Part of a data file
START
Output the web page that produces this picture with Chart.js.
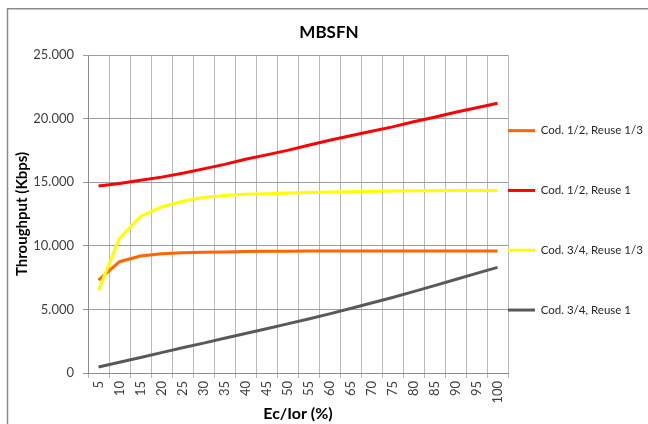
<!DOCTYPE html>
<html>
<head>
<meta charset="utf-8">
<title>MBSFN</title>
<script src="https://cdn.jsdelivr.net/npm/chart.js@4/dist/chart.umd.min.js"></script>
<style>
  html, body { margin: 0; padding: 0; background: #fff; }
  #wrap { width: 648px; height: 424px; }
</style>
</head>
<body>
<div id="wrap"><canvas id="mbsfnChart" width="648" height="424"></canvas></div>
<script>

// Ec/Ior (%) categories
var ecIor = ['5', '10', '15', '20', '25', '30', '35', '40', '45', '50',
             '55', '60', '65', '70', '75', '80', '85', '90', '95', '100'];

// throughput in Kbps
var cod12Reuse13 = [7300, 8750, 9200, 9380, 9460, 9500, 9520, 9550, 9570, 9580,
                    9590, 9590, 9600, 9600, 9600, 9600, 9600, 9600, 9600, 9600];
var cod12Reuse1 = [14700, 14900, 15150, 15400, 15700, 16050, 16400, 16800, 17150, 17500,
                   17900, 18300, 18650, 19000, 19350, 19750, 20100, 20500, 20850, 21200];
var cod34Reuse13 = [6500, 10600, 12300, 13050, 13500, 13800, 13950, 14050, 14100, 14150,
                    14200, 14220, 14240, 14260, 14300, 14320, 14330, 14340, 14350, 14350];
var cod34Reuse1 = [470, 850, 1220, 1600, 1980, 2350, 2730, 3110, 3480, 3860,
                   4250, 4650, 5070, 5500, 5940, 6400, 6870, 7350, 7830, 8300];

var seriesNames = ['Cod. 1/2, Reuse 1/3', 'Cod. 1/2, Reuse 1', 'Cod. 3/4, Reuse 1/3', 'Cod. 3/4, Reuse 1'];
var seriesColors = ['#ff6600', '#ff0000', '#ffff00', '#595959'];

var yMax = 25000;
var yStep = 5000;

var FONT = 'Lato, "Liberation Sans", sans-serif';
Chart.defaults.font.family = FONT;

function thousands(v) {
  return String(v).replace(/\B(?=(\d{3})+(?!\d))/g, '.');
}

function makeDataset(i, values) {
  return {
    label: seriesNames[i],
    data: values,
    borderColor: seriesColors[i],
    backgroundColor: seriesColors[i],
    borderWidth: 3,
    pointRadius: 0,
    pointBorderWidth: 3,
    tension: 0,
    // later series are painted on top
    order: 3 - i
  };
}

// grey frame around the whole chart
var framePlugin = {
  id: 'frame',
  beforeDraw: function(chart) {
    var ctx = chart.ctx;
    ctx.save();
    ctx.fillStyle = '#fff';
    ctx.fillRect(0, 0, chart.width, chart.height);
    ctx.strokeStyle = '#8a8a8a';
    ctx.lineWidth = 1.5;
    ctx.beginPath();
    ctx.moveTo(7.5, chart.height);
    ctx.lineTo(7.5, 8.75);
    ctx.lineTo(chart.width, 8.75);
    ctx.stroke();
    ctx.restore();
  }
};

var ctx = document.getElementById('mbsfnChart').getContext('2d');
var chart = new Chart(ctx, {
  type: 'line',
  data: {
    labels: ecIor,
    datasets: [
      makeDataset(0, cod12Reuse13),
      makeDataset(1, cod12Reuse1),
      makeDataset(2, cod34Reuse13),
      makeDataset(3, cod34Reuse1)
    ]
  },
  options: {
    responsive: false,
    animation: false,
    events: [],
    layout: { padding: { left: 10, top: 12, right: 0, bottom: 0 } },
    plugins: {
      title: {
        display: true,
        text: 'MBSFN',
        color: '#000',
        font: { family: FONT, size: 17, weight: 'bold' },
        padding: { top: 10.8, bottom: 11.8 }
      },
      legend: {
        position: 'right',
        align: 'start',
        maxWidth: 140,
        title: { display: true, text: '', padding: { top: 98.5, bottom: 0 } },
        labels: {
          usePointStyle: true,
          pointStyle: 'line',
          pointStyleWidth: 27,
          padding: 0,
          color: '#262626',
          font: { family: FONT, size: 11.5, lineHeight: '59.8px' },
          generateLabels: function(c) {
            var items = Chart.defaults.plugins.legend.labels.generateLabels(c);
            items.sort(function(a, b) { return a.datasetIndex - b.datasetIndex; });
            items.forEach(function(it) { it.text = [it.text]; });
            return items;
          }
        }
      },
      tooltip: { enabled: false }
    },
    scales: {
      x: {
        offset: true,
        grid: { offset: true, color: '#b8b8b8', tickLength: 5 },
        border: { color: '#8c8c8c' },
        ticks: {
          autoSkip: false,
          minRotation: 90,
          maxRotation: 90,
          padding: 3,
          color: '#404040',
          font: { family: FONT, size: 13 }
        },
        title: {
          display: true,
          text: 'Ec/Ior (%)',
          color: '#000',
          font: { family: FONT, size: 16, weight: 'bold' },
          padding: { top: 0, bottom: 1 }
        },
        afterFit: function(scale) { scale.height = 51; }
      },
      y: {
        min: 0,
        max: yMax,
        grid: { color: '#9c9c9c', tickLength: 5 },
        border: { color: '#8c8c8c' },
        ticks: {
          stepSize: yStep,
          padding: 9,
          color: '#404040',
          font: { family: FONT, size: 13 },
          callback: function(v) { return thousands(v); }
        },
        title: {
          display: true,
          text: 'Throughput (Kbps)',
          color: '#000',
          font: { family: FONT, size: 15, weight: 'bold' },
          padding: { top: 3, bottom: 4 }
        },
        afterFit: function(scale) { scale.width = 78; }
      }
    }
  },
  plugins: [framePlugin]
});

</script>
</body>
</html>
END
START
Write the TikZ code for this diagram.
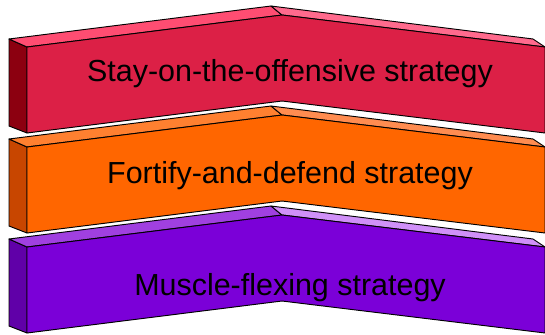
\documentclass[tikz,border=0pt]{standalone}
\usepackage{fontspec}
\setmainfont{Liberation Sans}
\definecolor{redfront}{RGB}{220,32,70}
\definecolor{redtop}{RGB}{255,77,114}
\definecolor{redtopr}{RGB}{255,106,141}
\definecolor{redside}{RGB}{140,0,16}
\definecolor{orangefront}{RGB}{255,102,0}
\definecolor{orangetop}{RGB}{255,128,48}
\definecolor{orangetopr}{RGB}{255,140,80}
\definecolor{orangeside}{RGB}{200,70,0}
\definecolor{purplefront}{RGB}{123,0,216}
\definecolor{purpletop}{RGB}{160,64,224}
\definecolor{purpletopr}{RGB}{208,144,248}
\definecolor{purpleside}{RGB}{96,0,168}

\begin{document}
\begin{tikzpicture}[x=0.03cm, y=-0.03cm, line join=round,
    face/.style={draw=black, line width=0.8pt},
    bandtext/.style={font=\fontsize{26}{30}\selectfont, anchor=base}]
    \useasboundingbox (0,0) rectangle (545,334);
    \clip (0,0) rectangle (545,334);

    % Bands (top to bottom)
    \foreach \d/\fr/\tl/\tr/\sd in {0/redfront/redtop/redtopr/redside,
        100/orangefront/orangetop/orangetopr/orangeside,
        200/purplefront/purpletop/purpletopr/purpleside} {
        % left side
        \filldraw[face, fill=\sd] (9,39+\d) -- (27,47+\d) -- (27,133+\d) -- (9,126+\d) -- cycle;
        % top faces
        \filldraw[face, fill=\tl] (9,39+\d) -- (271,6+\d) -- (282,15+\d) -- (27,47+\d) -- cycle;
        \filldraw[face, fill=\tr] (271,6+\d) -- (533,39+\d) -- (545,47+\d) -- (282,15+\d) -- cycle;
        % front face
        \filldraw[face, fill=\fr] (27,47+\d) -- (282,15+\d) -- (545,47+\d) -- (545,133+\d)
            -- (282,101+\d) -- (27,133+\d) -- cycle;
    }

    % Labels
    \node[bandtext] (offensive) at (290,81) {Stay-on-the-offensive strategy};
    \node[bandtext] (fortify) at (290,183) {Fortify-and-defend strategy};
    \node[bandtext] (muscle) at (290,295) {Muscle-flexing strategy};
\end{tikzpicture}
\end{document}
END
Only the number should be given: how many lines of the data contain the word "this"?

2